With Abrams the evolution of meaning continued, and a lack of reference to Ruskin’s original sense of either pathos or fallacy indicates a shift away from the original meaning is largely complete. “The pathos has largely gone out of the pathetic fallacy,” says Jeffrey M. Hurwit, writing in The Classical Journal in 1982: “Today it is generally regarded simply as a variety of personification ... The pathetic fallacy is widely held to operate when there is any projection of human traits into nature or its animate or inanimate parts ... whatever the stimulus — passion, ‘contemplative fancy,’ or cold-blooded convention.”

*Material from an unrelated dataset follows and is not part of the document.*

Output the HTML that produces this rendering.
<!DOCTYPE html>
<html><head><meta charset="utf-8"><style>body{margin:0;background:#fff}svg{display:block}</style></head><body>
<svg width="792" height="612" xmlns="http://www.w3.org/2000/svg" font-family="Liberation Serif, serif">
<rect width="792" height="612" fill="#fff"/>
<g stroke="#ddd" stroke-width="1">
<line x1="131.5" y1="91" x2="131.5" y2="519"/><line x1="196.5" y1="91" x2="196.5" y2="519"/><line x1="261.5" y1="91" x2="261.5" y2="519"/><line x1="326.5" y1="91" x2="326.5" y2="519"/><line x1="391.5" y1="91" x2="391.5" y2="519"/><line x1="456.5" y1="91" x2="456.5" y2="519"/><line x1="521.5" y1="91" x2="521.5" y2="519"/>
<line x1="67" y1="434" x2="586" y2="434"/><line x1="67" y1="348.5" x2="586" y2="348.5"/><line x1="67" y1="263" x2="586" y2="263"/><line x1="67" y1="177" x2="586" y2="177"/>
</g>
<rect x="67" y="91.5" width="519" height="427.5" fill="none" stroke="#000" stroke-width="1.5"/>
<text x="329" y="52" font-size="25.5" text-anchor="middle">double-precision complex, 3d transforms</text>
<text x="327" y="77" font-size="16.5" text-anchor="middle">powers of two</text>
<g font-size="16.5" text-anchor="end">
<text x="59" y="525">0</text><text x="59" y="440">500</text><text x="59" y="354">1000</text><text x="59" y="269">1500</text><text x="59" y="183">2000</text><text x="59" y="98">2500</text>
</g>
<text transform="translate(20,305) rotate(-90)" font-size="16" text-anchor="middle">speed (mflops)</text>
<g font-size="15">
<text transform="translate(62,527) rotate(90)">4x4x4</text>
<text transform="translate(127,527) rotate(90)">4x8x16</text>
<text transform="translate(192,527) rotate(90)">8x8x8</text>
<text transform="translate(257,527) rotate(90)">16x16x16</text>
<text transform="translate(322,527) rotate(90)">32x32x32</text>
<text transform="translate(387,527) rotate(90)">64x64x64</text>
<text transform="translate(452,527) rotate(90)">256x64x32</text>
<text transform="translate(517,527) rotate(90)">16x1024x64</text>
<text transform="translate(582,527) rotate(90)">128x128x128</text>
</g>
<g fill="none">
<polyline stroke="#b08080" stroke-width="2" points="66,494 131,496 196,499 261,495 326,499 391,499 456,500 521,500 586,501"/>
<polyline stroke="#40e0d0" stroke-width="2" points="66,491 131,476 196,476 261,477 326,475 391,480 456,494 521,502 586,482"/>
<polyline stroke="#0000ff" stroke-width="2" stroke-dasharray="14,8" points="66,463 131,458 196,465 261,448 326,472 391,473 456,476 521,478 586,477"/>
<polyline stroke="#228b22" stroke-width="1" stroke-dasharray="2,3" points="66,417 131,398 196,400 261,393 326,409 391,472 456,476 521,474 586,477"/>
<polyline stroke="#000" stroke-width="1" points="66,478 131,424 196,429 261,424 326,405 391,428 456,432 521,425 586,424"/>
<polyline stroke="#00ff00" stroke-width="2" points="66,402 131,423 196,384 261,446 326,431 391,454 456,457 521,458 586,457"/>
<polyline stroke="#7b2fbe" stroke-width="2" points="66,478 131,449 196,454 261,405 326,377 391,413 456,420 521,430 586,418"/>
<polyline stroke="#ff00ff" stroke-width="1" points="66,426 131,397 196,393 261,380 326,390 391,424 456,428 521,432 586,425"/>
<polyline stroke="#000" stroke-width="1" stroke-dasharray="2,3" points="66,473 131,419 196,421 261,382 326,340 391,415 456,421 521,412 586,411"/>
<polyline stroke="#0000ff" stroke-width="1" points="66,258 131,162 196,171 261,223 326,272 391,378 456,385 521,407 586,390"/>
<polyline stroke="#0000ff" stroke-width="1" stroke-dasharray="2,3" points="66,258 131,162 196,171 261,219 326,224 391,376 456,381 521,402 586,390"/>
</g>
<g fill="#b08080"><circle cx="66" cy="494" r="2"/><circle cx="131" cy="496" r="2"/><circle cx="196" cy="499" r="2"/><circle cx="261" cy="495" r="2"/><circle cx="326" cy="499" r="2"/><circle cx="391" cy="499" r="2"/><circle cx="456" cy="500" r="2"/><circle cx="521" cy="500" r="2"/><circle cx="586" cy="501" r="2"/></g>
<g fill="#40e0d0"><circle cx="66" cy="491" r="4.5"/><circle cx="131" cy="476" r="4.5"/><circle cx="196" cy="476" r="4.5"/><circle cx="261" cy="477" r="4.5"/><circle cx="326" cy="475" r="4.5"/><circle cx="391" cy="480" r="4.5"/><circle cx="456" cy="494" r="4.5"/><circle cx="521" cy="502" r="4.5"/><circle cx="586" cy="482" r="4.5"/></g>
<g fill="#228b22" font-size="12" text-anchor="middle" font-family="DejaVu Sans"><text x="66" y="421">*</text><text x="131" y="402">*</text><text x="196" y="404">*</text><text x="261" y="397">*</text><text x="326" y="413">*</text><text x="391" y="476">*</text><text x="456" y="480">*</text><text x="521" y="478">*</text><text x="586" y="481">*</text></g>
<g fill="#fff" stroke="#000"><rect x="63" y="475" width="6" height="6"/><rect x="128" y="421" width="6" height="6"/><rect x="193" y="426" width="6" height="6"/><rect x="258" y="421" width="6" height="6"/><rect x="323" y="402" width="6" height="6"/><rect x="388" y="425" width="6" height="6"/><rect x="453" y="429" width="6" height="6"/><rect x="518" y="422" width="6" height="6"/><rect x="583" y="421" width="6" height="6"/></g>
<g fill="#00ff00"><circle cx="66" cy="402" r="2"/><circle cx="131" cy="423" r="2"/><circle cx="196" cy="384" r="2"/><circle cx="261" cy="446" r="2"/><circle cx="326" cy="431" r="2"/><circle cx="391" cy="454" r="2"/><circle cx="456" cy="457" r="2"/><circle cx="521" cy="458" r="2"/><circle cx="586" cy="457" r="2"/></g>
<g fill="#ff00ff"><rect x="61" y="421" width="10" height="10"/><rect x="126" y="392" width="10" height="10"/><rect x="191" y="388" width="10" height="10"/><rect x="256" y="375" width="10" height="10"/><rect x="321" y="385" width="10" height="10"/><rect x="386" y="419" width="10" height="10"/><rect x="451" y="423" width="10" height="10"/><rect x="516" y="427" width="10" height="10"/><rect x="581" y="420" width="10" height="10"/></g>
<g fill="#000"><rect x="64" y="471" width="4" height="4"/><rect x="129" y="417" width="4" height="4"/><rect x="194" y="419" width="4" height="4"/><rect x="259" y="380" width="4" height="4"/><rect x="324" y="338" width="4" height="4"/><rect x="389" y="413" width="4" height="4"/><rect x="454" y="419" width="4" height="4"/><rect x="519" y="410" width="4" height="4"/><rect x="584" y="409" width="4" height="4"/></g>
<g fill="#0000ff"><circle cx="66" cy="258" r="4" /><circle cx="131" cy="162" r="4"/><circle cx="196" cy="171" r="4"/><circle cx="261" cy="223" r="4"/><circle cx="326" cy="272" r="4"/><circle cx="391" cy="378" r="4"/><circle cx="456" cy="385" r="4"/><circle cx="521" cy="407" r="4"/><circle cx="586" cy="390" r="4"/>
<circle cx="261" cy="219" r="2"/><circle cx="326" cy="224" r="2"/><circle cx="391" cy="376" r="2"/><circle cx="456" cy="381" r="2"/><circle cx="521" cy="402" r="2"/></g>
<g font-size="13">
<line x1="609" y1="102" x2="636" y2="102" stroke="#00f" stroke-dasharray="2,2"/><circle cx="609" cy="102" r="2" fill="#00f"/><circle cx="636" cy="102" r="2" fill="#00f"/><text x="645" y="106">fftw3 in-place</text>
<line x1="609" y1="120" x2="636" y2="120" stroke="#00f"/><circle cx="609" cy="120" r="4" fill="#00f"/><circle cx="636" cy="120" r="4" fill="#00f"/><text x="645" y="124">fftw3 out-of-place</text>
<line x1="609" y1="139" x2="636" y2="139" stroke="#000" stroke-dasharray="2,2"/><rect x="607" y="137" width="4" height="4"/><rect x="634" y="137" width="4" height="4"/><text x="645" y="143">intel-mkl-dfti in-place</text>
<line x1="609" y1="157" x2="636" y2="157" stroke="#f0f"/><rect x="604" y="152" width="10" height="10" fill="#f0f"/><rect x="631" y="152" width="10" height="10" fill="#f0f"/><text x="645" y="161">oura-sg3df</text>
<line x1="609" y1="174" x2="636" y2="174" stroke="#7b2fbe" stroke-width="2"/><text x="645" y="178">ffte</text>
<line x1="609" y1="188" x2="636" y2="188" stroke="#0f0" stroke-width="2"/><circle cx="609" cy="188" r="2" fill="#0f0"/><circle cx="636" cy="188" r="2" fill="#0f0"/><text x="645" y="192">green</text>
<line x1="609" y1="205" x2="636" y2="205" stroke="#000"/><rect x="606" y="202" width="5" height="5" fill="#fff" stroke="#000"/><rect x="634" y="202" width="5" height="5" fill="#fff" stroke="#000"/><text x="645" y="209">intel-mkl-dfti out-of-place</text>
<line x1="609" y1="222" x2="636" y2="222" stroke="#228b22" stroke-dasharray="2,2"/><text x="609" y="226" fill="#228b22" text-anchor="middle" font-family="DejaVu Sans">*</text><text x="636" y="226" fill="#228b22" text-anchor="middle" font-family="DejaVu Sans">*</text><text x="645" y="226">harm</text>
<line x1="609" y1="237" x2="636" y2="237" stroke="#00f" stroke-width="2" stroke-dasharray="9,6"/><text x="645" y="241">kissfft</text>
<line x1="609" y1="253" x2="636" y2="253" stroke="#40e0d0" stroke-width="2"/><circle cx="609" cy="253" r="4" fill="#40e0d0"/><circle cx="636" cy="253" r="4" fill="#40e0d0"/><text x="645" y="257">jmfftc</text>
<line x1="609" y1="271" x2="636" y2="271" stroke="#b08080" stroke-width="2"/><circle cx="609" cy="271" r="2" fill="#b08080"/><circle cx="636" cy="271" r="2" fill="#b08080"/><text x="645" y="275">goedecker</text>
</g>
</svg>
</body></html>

In a drama of sufficient authenticity and power, Ruskin accepts the portrayal of pathetic fallacy by fictional characters. It is the disingenuous contrivance of the poet losing touch with reality, to which he objects. In the narrow sense intended by Ruskin, only a faithful representation of experience, as it genuinely appears to the senses, escapes the pathetic fallacy. In addition to the “usual condition of prophetic inspiration,” Ruskin defines three classes:

The temperament which admits the pathetic fallacy, is, as I said above, that of a mind and body in some sort too weak to deal fully with what is before them or upon them; borne away, or over-clouded, or over-dazzled by emotion; and it is a more or less noble state, according to the force of the emotion which has induced it. For it is no credit to a man that he is not morbid or inaccurate in his perceptions, when he has no strength of feeling to warp them; and it is in general a sign of higher capacity and stand in the ranks of being, that the emotions should be strong enough to vanquish, partly, the intellect, and make it believe what they choose. But it is still a grander condition when the intellect also rises, till it is strong enough to assert its rule against, or together with, the utmost efforts of the passions; and the whole man stands in an iron glow, white hot, perhaps, but still strong, and in no wise evaporating ; even if he melts, losing none of his weight.

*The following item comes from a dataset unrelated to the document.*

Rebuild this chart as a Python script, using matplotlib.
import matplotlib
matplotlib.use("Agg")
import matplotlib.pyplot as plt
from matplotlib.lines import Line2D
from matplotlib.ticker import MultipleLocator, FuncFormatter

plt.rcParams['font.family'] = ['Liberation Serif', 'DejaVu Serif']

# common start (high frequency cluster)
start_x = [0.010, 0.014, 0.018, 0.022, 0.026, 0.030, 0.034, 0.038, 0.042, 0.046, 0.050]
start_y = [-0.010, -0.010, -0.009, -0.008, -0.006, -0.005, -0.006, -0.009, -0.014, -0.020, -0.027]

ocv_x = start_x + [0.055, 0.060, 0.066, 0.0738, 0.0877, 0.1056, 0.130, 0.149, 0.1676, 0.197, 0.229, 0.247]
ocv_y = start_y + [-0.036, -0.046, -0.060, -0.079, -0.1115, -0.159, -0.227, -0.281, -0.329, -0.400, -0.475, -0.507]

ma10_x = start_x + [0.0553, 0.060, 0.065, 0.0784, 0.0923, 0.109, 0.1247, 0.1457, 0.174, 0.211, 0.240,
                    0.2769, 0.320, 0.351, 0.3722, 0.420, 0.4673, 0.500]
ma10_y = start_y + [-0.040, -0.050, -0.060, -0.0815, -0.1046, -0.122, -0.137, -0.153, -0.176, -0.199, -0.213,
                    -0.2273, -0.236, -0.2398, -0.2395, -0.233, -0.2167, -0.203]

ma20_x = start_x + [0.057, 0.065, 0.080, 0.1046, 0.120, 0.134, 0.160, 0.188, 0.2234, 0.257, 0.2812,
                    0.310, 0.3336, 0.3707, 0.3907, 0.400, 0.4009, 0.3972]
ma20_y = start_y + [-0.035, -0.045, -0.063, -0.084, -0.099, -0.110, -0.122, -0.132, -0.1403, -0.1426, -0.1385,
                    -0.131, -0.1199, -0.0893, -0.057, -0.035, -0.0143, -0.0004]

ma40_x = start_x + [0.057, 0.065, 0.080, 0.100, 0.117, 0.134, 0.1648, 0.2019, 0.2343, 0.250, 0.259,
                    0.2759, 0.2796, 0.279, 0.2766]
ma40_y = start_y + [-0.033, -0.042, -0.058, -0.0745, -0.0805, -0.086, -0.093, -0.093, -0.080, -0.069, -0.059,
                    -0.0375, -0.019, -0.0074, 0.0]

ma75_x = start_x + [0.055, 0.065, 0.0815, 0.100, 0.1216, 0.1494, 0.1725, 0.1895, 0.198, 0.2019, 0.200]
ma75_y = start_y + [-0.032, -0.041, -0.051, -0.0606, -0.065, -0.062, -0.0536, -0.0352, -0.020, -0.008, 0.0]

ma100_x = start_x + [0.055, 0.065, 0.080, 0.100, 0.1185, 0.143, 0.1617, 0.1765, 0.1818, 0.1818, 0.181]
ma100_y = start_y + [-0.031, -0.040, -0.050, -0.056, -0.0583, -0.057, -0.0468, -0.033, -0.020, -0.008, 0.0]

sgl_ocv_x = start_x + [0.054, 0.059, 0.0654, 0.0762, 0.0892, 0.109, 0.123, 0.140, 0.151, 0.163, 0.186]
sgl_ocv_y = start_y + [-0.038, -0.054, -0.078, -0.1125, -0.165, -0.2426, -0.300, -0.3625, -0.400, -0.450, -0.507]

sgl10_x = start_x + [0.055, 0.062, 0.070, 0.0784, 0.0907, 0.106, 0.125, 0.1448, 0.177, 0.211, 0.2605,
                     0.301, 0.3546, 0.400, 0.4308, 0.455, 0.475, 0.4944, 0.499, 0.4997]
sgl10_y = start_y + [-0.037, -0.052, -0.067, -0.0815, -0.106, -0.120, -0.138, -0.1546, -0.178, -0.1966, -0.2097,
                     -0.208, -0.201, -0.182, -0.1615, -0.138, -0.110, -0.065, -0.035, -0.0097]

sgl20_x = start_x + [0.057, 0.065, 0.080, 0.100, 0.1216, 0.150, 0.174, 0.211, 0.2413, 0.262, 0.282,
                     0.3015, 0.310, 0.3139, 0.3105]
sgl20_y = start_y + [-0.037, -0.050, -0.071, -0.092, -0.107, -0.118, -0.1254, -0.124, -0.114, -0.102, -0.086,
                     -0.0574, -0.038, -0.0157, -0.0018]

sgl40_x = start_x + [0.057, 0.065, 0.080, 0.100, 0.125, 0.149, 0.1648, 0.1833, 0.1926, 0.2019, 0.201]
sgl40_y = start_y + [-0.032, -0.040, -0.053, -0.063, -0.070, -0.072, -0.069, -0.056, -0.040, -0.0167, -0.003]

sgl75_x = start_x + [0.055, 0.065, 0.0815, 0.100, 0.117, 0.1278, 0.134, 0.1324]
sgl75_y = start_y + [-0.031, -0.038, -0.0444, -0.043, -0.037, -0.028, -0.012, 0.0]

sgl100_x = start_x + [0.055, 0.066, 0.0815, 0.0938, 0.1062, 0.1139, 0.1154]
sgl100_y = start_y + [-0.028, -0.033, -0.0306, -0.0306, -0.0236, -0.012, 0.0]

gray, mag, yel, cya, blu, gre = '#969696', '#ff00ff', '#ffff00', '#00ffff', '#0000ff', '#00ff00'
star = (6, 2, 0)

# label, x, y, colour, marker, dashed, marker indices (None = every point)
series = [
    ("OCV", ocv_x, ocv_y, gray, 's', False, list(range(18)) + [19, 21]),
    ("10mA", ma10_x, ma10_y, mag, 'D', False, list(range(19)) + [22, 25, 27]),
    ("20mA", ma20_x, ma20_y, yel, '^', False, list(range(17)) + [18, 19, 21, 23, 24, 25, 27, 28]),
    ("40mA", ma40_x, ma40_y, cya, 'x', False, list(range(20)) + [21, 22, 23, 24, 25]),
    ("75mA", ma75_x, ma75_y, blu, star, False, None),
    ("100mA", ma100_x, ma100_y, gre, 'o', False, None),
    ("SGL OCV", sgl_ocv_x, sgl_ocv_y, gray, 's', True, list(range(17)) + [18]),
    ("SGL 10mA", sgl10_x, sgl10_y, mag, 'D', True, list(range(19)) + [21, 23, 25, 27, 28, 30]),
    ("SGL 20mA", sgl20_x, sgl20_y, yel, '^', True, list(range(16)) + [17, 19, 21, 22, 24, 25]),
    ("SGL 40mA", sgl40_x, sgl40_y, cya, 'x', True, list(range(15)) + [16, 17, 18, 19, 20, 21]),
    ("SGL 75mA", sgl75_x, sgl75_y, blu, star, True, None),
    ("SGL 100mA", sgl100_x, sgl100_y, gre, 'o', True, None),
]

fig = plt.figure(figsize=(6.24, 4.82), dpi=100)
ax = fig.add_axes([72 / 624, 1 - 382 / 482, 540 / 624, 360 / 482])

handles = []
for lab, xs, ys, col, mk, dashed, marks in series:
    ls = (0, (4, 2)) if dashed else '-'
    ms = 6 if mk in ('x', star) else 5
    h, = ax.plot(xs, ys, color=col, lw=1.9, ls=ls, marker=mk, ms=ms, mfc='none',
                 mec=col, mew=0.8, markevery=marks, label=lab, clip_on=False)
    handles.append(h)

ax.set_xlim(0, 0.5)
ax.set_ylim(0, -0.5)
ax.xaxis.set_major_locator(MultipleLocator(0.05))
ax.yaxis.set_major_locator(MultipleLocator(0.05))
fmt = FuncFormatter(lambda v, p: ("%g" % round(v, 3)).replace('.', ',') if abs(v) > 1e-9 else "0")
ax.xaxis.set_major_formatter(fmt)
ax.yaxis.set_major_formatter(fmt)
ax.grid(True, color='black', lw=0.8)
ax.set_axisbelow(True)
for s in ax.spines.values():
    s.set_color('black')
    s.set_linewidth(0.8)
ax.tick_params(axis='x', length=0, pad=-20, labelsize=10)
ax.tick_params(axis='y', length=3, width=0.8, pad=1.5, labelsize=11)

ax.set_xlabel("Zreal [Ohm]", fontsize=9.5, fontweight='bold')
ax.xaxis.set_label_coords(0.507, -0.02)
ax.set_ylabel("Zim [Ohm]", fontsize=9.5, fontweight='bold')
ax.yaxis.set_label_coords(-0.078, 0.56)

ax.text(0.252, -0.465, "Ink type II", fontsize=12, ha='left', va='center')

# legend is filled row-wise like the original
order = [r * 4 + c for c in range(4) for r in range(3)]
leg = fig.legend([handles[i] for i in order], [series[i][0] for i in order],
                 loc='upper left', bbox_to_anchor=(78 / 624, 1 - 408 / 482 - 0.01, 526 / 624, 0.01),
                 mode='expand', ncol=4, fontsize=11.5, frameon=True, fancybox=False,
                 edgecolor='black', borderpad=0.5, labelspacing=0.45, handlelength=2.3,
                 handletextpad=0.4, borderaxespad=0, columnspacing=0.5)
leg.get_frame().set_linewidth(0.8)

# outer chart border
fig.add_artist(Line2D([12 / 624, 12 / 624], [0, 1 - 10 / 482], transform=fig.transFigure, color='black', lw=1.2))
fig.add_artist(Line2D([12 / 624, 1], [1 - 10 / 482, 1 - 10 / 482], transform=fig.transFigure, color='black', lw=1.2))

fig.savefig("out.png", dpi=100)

So, then, we have the three ranks: the man who perceives rightly, because he does not feel, and to whom the primrose is very accurately the primrose, because he does not love it. Then, secondly, the man who perceives wrongly, because he feels, and to whom the primrose is anything else than a primrose: a star, or a sun, or a fairy's shield, or a forsaken maiden. And then, lastly, there is the man who perceives rightly in spite of his feelings, and to whom the primrose is for ever nothing else than itself—a little flower, apprehended in the very plain and leafy fact of it, whatever and how many soever the associations and passions may be, that crowd around it. And, in general, these three classes may be rated in comparative order, as the men who are not poets at all, and the poets of the second order, and the poets of the first; only however great a man may be, there are always some subjects which ought to throw him off his balance; some, by which his poor human capacity of thought should be conquered, and brought into the inaccurate and vague state of perception, so that the language of the highest inspiration becomes broken, obscure, and wild in metaphor, resembling that of the weaker man, overborne by weaker things.